- Brandum
- Coordinates: 41°49′44″S 146°40′17″E﻿ / ﻿41.8288°S 146.6713°E
- Population: 11 (2016 census)
- Postcode(s): 7304
- Location: 113 km (70 mi) N of Hamilton
- LGA(s): Central Highlands
- Region: Central
- State electorate(s): Lyons
- Federal division(s): Lyons
Localities around Brandum:
| Central Plateau | Doctors Point | Great Lake |
| Central Plateau | Brandum | Great Lake |
| Central Plateau | Reynolds Neck | Great Lake |

= Brandum, Tasmania =

Rural locality in Tasmania

Brandum is a rural locality in the local government area (LGA) of Central Highlands in the Central LGA region of Tasmania. The locality is about 113 km north of the town of Hamilton. The 2016 census recorded a population of 11 for the state suburb of Brandum.

==History==
Brandum is a confirmed locality. It is named for the adjacent Brandum Bay, which was named after the early settlers and pioneers, Daniel Brandum and his wife Margaret née Gunn, in the district.

==Brandum family==
Daniel Brandum was born about 1819, Studham, Bedfordshire, England. At birth Daniel's last name was Brandom. However his name was misspelt in the ship register which bought him to Tasmania. His convict name remained Brandon until he later changed it to Brandum. There is speculation the second, and intentional, name change was due to the shame of being a convict.
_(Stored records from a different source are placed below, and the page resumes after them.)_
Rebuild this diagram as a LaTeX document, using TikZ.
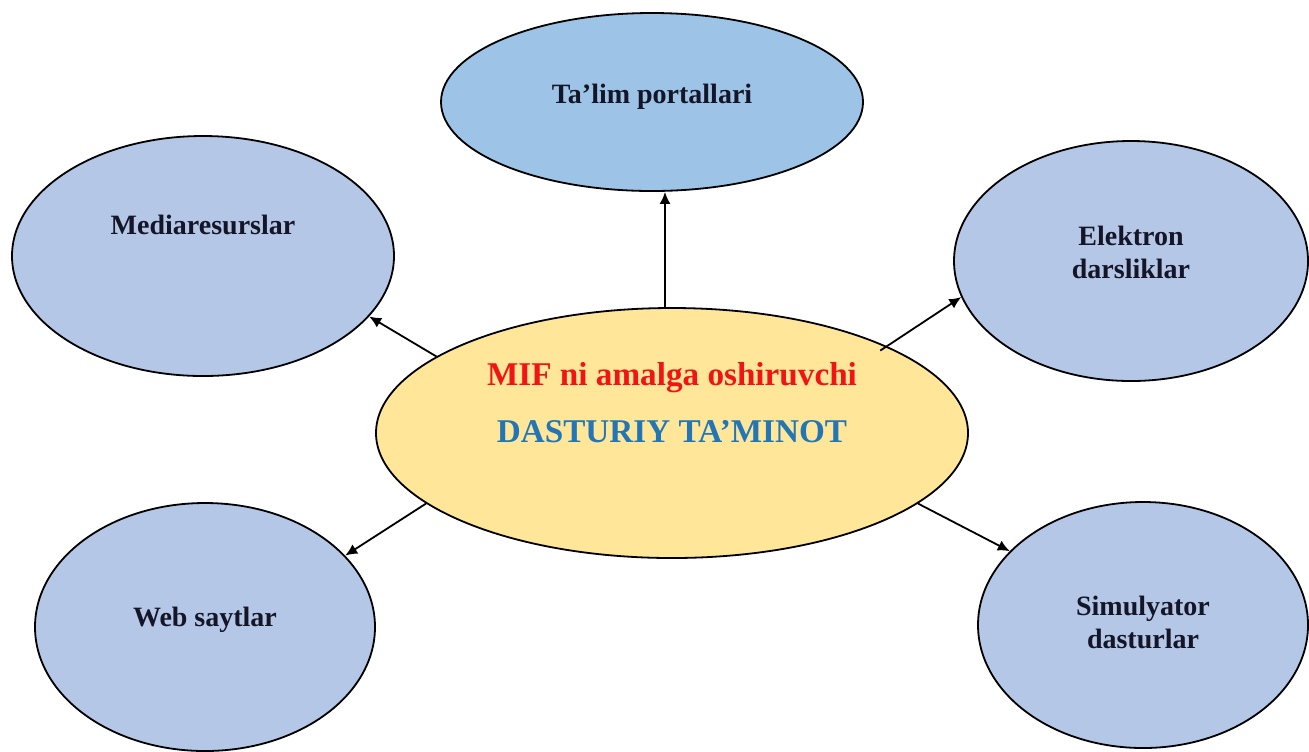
\documentclass[tikz,border=0pt]{standalone}
\usepackage{fontspec}
\setmainfont{Liberation Serif}
\usetikzlibrary{arrows.meta,shapes.geometric}
\definecolor{hubfill}{RGB}{255,230,153}
\definecolor{portalfill}{RGB}{157,195,230}
\definecolor{leaffill}{RGB}{180,199,231}
\definecolor{hubred}{RGB}{240,20,20}
\definecolor{hubblue}{RGB}{34,118,182}
\definecolor{leaftext}{RGB}{20,22,40}
\begin{document}
\begin{tikzpicture}[
  x=0.5pt, y=-0.5pt,
  bubble/.style={ellipse, draw=black, line width=0.9pt, fill=leaffill, inner sep=0pt},
  lbl/.style={align=center, font=\fontsize{14}{16.5}\selectfont\bfseries, text=leaftext},
  arr/.style={-{Latex[length=6pt,width=5.5pt]}, line width=0.9pt}
]
  \useasboundingbox (0,0) rectangle (1309,751);
  \node[bubble, fill=portalfill, minimum width=211pt, minimum height=89pt] (portal) at (652,102) {};
  \node[lbl] (portaltxt) at (652,97) {Ta’lim portallari};
  \node[bubble, minimum width=191pt, minimum height=120pt] (media) at (203,256) {};
  \node[lbl] (mediatxt) at (203,225) {Mediaresurslar};
  \node[bubble, minimum width=177pt, minimum height=120pt] (elektron) at (1131,261) {};
  \node[lbl] (elektrontxt) at (1131,252) {Elektron\\darsliklar};
  \node[bubble, minimum width=170pt, minimum height=124pt] (web) at (205,627) {};
  \node[lbl] (webtxt) at (205,620) {Web saytlar};
  \node[bubble, minimum width=165pt, minimum height=123pt] (simul) at (1143,625) {};
  \node[lbl] (simultxt) at (1143,622) {Simulyator\\dasturlar};
  \node[bubble, fill=hubfill, minimum width=296pt, minimum height=125pt] (hub) at (672,433) {};
  \node[align=center, font=\fontsize{16.6}{28.5}\selectfont\bfseries] (hubtxt) at (672,403)
    {\textcolor{hubred}{MIF ni amalga oshiruvchi}\\\textcolor{hubblue}{DASTURIY TA’MINOT}};
  \draw[arr] ([xshift=-3.5pt]hub.north) -- ([xshift=6.5pt]portal.south);
  \draw[arr] (hub.162) -- (media.-20);
  \draw[arr, shorten <=-4pt] (hub.22) -- (elektron.-168);
  \draw[arr] (hub.196) -- (web.27);
  \draw[arr] (hub.-16) -- (simul.151);
\end{tikzpicture}
\end{document}
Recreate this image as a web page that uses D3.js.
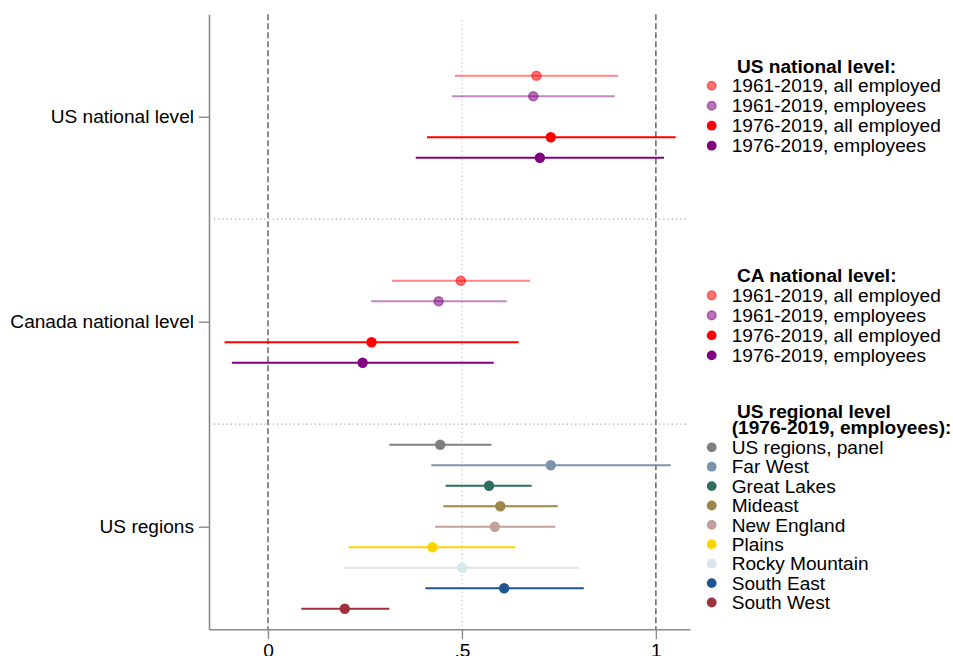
<!DOCTYPE html>
<html>
<head>
<meta charset="utf-8">
<script src="https://cdn.jsdelivr.net/npm/d3@7"></script>
<style>
  html, body { margin: 0; padding: 0; background: #fff; }
  svg { display: block; font-family: "Liberation Sans", Arial, sans-serif; }
</style>
</head>
<body>
<svg id="chart" width="953" height="656"></svg>
<script>
// ---------- DATA ----------
const groups = ["US national level", "Canada national level", "US regions"];
const groupPos = [0, 10, 20];

const nationalSeries = ["1961-2019, all employed", "1961-2019, employees", "1976-2019, all employed", "1976-2019, employees"];
const nationalOffsets = [-2, -1, 1, 2];
const nationalColors = ["#ff0000", "#800080", "#ff0000", "#800080"];
const nationalFaded = [true, true, false, false];

const usEst   = [0.692, 0.684, 0.729, 0.701];
const usLow   = [0.482, 0.475, 0.410, 0.381];
const usHigh  = [0.903, 0.894, 1.051, 1.021];

const caEst   = [0.497, 0.440, 0.267, 0.244];
const caLow   = [0.320, 0.266, -0.112, -0.093];
const caHigh  = [0.676, 0.615, 0.646, 0.582];

const regions = ["US regions, panel", "Far West", "Great Lakes", "Mideast", "New England", "Plains", "Rocky Mountain", "South East", "South West"];
const regionColors = ["#7f7f7f", "#7b93ab", "#2e6d63", "#9a8747", "#c2a19a", "#ffd200", "#d9e6eb", "#1f5590", "#9f323a"];
const regEst  = [0.444, 0.729, 0.570, 0.599, 0.585, 0.424, 0.501, 0.609, 0.198];
const regLow  = [0.313, 0.421, 0.458, 0.452, 0.431, 0.208, 0.198, 0.406, 0.086];
const regHigh = [0.576, 1.038, 0.680, 0.747, 0.741, 0.638, 0.802, 0.814, 0.313];

const xTickValues = [0, 0.5, 1];
const xTickLabels = ["0", ".5", "1"];
const refLinesDashed = [0, 1];
const refLinesDotted = [0.5];
const separators = [5, 15];

const legendTitles = [[" US national level:"], [" CA national level:"], [" US regional level", "(1976-2019, employees):"]];

// ---------- BUILD ROWS ----------
const rows = [];
nationalSeries.forEach((s, i) => {
  rows.push({ y: groupPos[0] + nationalOffsets[i], est: usEst[i], lo: usLow[i], hi: usHigh[i], color: nationalColors[i], faded: nationalFaded[i] });
  rows.push({ y: groupPos[1] + nationalOffsets[i], est: caEst[i], lo: caLow[i], hi: caHigh[i], color: nationalColors[i], faded: nationalFaded[i] });
});
regions.forEach((r, i) => {
  rows.push({ y: groupPos[2] + (i - 4), est: regEst[i], lo: regLow[i], hi: regHigh[i], color: regionColors[i], faded: false });
});

// ---------- SCALES ----------
const svg = d3.select("#chart");
const x = d3.scaleLinear().domain([-0.152, 1.088]).range([209, 690]);
const y = d3.scaleLinear().domain([-5, 25]).range([14.2, 629.2]);
const FS = 19.1;

// reference lines
svg.append("g").selectAll("line").data(refLinesDotted).join("line")
  .attr("x1", d => x(d)).attr("x2", d => x(d))
  .attr("y1", y(-4.7)).attr("y2", y(25))
  .attr("stroke", "#c4c4c4").attr("stroke-width", 1.2).attr("stroke-dasharray", "1.2,3");

svg.append("g").selectAll("line").data(separators).join("line")
  .attr("x1", 214).attr("x2", 688)
  .attr("y1", d => y(d)).attr("y2", d => y(d))
  .attr("stroke", "#a8a8a8").attr("stroke-width", 1.2).attr("stroke-dasharray", "1.2,3");

svg.append("g").selectAll("line").data(refLinesDashed).join("line")
  .attr("x1", d => x(d)).attr("x2", d => x(d))
  .attr("y1", y(-5)).attr("y2", y(25))
  .attr("stroke", "#707070").attr("stroke-width", 1.6).attr("stroke-dasharray", "6,3");

// CI lines
svg.append("g").selectAll("line").data(rows).join("line")
  .attr("x1", d => x(d.lo)).attr("x2", d => x(d.hi))
  .attr("y1", d => y(d.y)).attr("y2", d => y(d.y))
  .attr("stroke", d => d.color)
  .attr("stroke-opacity", d => d.faded ? 0.47 : 1)
  .attr("stroke-width", 2.1);

// points
svg.append("g").selectAll("circle").data(rows).join("circle")
  .attr("cx", d => x(d.est)).attr("cy", d => y(d.y))
  .attr("r", d => d.faded ? 4.5 : 5.2)
  .attr("fill", d => d.color)
  .attr("fill-opacity", d => d.faded ? 0.55 : 1)
  .attr("stroke", d => d.color)
  .attr("stroke-opacity", d => d.faded ? 0.5 : 0)
  .attr("stroke-width", 1.6);

// axes
const xAxis = d3.axisBottom(x).tickValues(xTickValues).tickFormat((d, i) => xTickLabels[i]).tickSize(10).tickSizeOuter(0).tickPadding(4);
const gx = svg.append("g").attr("transform", `translate(0,${y(25)})`).call(xAxis);
gx.select(".domain").attr("stroke", "#8a8a8a").attr("stroke-width", 1.6);
gx.selectAll(".tick line").attr("stroke", "#8a8a8a").attr("stroke-width", 1.4);
gx.selectAll(".tick text").attr("font-size", FS).attr("fill", "#000").attr("font-family", "Liberation Sans, Arial, sans-serif");

const yAxis = d3.axisLeft(y).tickValues(groupPos).tickFormat((d, i) => groups[i]).tickSize(10).tickSizeOuter(0).tickPadding(5);
const gy = svg.append("g").attr("transform", `translate(${x(-0.152)},0)`).call(yAxis);
gy.select(".domain").attr("stroke", "#8a8a8a").attr("stroke-width", 1.6);
gy.selectAll(".tick line").attr("stroke", "#8a8a8a").attr("stroke-width", 1.4);
gy.selectAll(".tick text").attr("font-size", FS).attr("fill", "#000").attr("font-family", "Liberation Sans, Arial, sans-serif");

// ---------- LEGENDS ----------
const legendBlocks = [
  { titleBase: [72.7], first: 85.7, step: 20, labels: nationalSeries, colors: nationalColors, faded: nationalFaded },
  { titleBase: [282.3], first: 295.4, step: 20, labels: nationalSeries, colors: nationalColors, faded: nationalFaded },
  { titleBase: [417.7, 434.3], first: 447.3, step: 19.4, labels: regions, colors: regionColors, faded: regions.map(() => false) }
];
const legX = 711.7, legTextX = 731.7;
legendBlocks.forEach((b, bi) => {
  const g = svg.append("g");
  legendTitles[bi].forEach((t, ti) => {
    g.append("text").attr("x", legTextX).attr("y", b.titleBase[ti])
      .attr("font-size", FS).attr("font-weight", "bold").attr("xml:space", "preserve")
      .style("white-space", "pre").text(t);
  });
  b.labels.forEach((lab, i) => {
    const cy = b.first + i * b.step;
    g.append("circle").attr("cx", legX).attr("cy", cy)
      .attr("r", b.faded[i] ? 4.3 : 4.9)
      .attr("fill", b.colors[i]).attr("fill-opacity", b.faded[i] ? 0.55 : 1)
      .attr("stroke", b.colors[i]).attr("stroke-opacity", b.faded[i] ? 0.5 : 0).attr("stroke-width", 1.5);
    g.append("text").attr("x", legTextX).attr("y", cy).attr("dy", "0.35em")
      .attr("font-size", FS).text(lab);
  });
});
</script>
</body>
</html>
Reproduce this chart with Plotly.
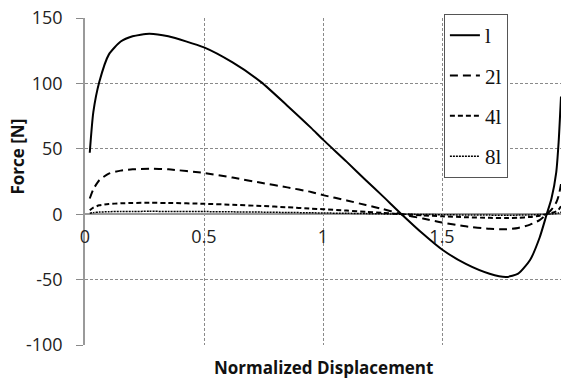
import plotly.graph_objects as go

# Normalized displacement samples
x_disp = [0.02, 0.035, 0.06, 0.1, 0.15, 0.2, 0.27, 0.35, 0.5, 0.62, 0.74, 0.85, 0.95, 1.0,
          1.1, 1.18, 1.25, 1.33, 1.42, 1.5, 1.6, 1.7, 1.77, 1.82, 1.87, 1.91, 1.94, 1.96,
          1.98, 1.99, 2.0]

force_l = [47, 78, 101, 122, 132, 136, 138, 136, 127.5, 116, 101, 83, 66, 57,
           40, 26, 14, 0, -15, -27, -38, -45.5, -48, -45.5, -35, -18, 0, 12,
           32, 55, 90]
force_2l = [12, 19, 26, 31, 33.3, 34.3, 34.8, 34.3, 31.5, 28, 24, 20.5, 17, 14.6,
            10.5, 7, 4, 0, -3.3, -6.3, -9.3, -11.2, -11.5, -10.5, -8, -4.5, 0, 3.5,
            9, 14, 23]
force_4l = [3, 5, 6.8, 7.8, 8.3, 8.6, 8.7, 8.6, 8, 7.2, 6.3, 5.3, 4.3, 3.8,
            2.8, 1.8, 1, 0, -0.9, -1.6, -2.3, -2.8, -2.9, -2.7, -2.1, -1.2, 0, 0.9,
            2.2, 3.5, 6]
force_8l = [0.7, 1.2, 1.6, 1.9, 2.1, 2.1, 2.2, 2.1, 2.0, 1.8, 1.6, 1.3, 1.1, 0.9,
            0.7, 0.45, 0.25, 0, -0.2, -0.4, -0.6, -0.7, -0.75, -0.7, -0.55, -0.3, 0, 0.2,
            0.5, 0.9, 1.5]

names = ["l", "2l", "4l", "8l"]
dashes = ["solid", "8px,5px", "5px,3px", "2px,1px"]
widths = [2, 2, 2, 1.5]
series = [force_l, force_2l, force_4l, force_8l]

x_ticks = [0, 0.5, 1, 1.5, 2]
x_tick_text = ["0", "0.5", "1", "1.5", "2"]
y_ticks = [-100, -50, 0, 50, 100, 150]
y_tick_text = ["-100", "-50", "0", "50", "100", "150"]

fig = go.Figure()
for name, ys, dash, w in zip(names, series, dashes, widths):
    fig.add_trace(go.Scatter(
        x=x_disp, y=ys, mode="lines", name=name, legendgroup=name,
        line=dict(color="black", width=w, dash=dash, shape="spline", smoothing=0.6),
    ))

grid = "#8a8a8a"
fig.update_layout(
    width=566, height=384,
    margin=dict(l=85, r=5, t=15, b=39),
    paper_bgcolor="white", plot_bgcolor="white",
    font=dict(family="Open Sans", size=18, color="#222"),
    showlegend=True,
    legend=dict(
        x=0.754, y=1.012, xanchor="left", yanchor="top",
        bgcolor="white", bordercolor="#555", borderwidth=1,
        font=dict(family="Liberation Serif", size=21, color="#111"),
        tracegroupgap=10, itemwidth=30,
    ),
    xaxis=dict(
        range=[0, 2], tickvals=x_ticks, ticktext=x_tick_text,
        showgrid=True, gridcolor=grid, griddash="3px,2px", gridwidth=1,
        zeroline=False, showline=False,
        anchor="free", position=0.4,
        ticks="", ticklabelstandoff=10,
    ),
    yaxis=dict(
        range=[-100, 150], tickvals=y_ticks, ticktext=y_tick_text,
        showgrid=True, gridcolor=grid, griddash="3px,2px", gridwidth=1,
        zeroline=True, zerolinecolor="#9a9a9a", zerolinewidth=1.5,
        showline=True, linecolor="#9a9a9a", linewidth=1.5,
        ticks="outside", ticklen=7, tickcolor=grid, ticklabelstandoff=10,
    ),
    annotations=[
        dict(text="<b>Force [N]</b>", textangle=-90, xref="paper", yref="paper",
             x=-0.141, y=0.576, xanchor="center", yanchor="middle", showarrow=False,
             font=dict(family="Open Sans", size=17, color="#111")),
        dict(text="<b>Normalized Displacement</b>", xref="paper", yref="paper",
             x=0.5, y=-0.07, xanchor="center", yanchor="middle", showarrow=False,
             font=dict(family="Open Sans", size=17, color="#111")),
    ],
)

fig.write_html("out.html")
Daniel was transported to Australia as a convict on the 2 Feb 1848 from Hertfordshire, England aboard the Mount Stewart Elphinstone having been convicted on the 4 Oct 1844 for stealing two handfuls of wheat. Daniel received his ticket of freedom in 1857. He went on to marry Margaret Gunn in Launceston at The Manse of the Free Church of Scotland in 1867. He was a shepherd for Chares Headlam, the biggest landowner in Tasmania at the time, from 1867 to 1897 at which point his son John took over the role due to his father's age. Daniel Brandum died at "Allan Vale", Great Lakes District in the town which is now called Brandum. He is buried at Bothwell Municipal Cemetery General. A dam was built in 1916 and In 1920 the Headlam family put the property up for sale. A second dam was built in 1922 with more since then. Today the water is 20 meters above the level of when the Brandum's resided there.

==Local legend==
There is a local legend that Margaret Brandum, known and called Grannie Brandum by the locals, had hidden a treasure in her stove. As a result, children in the 1920s, after the area had been dammed, would swim out to the site of the cottage and dive down to its remains in search of the treasure. Today, Allanvale Bay which covers most of the original property, is the only memorial of any kind to the land that lies beneath. Brandum Bay and the shacks at the settlement of Brandum are the only tangible reference to the Brandum's and their decades of life there at the Great Lakes.

==Geography==
The waters of the Great Lake form the eastern boundary.

==Road infrastructure==
Route A5 (Highland Lakes Road) runs through from north to south.